The studies of Deary and Der (2005) and Der and Deary (2006) are also included. The first utilized the highly representative Scottish Twenty-07 cohort. Dodonova and Dodonov (2013) identified a 53 ms lag stemming from liquid crystal stimulus onset delay. This is subtracted from the weighted average of the two sexes (300.8 ms), along with another 10 ms for key-pressing time. The resultant mean is 237.8 ms.

Dodonova and Dodonov (2013) cleaned the male data in the Der and Deary (2006) study, collected from the representative UK Health and Lifestyle Survey, by removing cases for which SRT standard deviations exceeded those for choice RT. This reduced the N from 834 to 661, and also reduced the mean from 300 to 284 ms. The estimate was also penalized for LCD onset delay and key-pressing time, reducing the mean to 221 ms. When the SRT value for the female sample is penalized equivalently the resulting value is 239 ms. In order to simulate the female N for the purposes of taking a weighted average of both sexes, the actual female N is reduced in proportion to the male N (79.3% = 881), yielding a weighted mean of 230.9 ms for a combined sample-size of 1472. Table 1 presents the data used in the analysis.

Table 1.

SRT means, sample sizes and sampling years for four large, age-matched UK samples.

Study Mean SRT (ms) N Mid-range
(Sampling years)
Galton (1890) 208.5 3418 1888.5 (1884–1893)
Wilkinson and Allison (1989) 225 1189 1980
Der and Deary (2006) 230.9 1472 1984.5 (1984–1985)
Deary and Der (2005) 237.8 543 1987.5 (1987–1988)

Consistent with Dodonova and Dodonov (2013), N-weighted regression is employed, as the only data on sample variability is sample size. Figure 1 illustrates the secular trend in British SRT spanning 100 years.

Figure 1.

Figure 1

Secular SRT slowing across four large, representative studies from the UK spanning a century. Bubble-size is proportional to sample size.
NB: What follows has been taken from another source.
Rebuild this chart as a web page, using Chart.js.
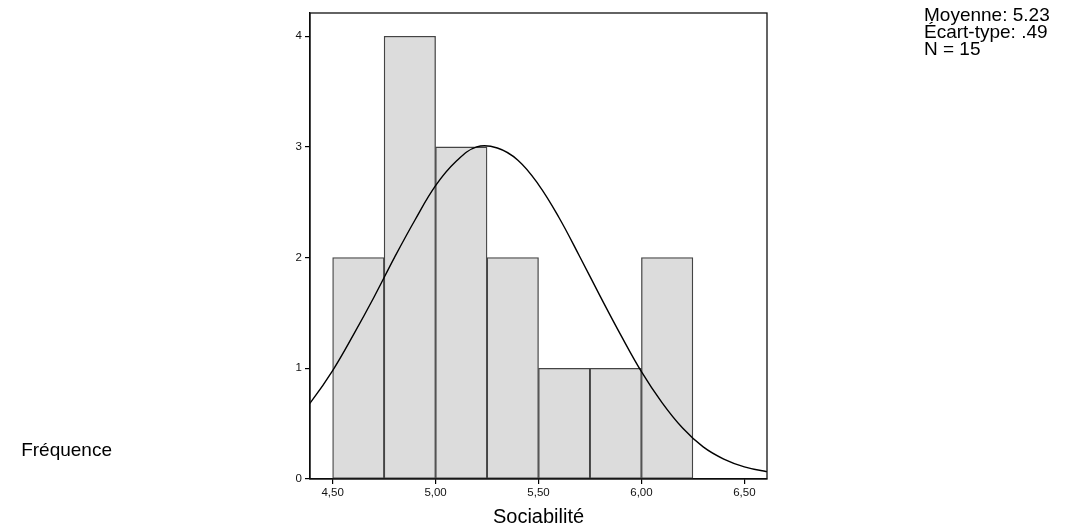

Combined N = 6622.

The secular slowing between UK studies is statistically significant (β = 0.97; 95% CI = 0.969–0.971, N = 6622), at +22.8 ms a century.

Additional evidence for generational SRT slowing comes from Verhaeghen (2014), who suggested that the ratio of longitudinal to cross-sectional age-related slowing might indicate generational changes in processing speed. Verhaeghen reports ratios for two SRT studies (0.91 and 1.15), implying both secular losses and gains. For the study of Deary and Der (2005), the SRT ratios are “censored because they were excessively large” (p. 256). In this study, the ratio of the cross-sectional slowing trend (taking the weighted average of all paired between-cohort differences rescaled in terms of change per decade for males and females), to the weighted average decadal longitudinal slowing trend for both the males and females is 0.73, for an N of 1926 (cf. Woodley et al., 2014, for a detailed reanalysis of this dataset utilizing curve-fitting). The weighted average of the three SRT “Verhaeghen ratios” is 0.9 (N = 4078)—tentatively consistent with generational declines (i.e., a ratio of < 1).

In conclusion, Woods et al. (2015) have undoubtedly made an important contribution to the debate concerning the role of software and hardware lag in the inflation of contemporary estimates of SRT, however, the evidence for generational SRT slowing remains quite compelling.

Conflict of interest statement

The authors declare that the research was conducted in the absence of any commercial or financial relationships that could be construed as a potential conflict of interest.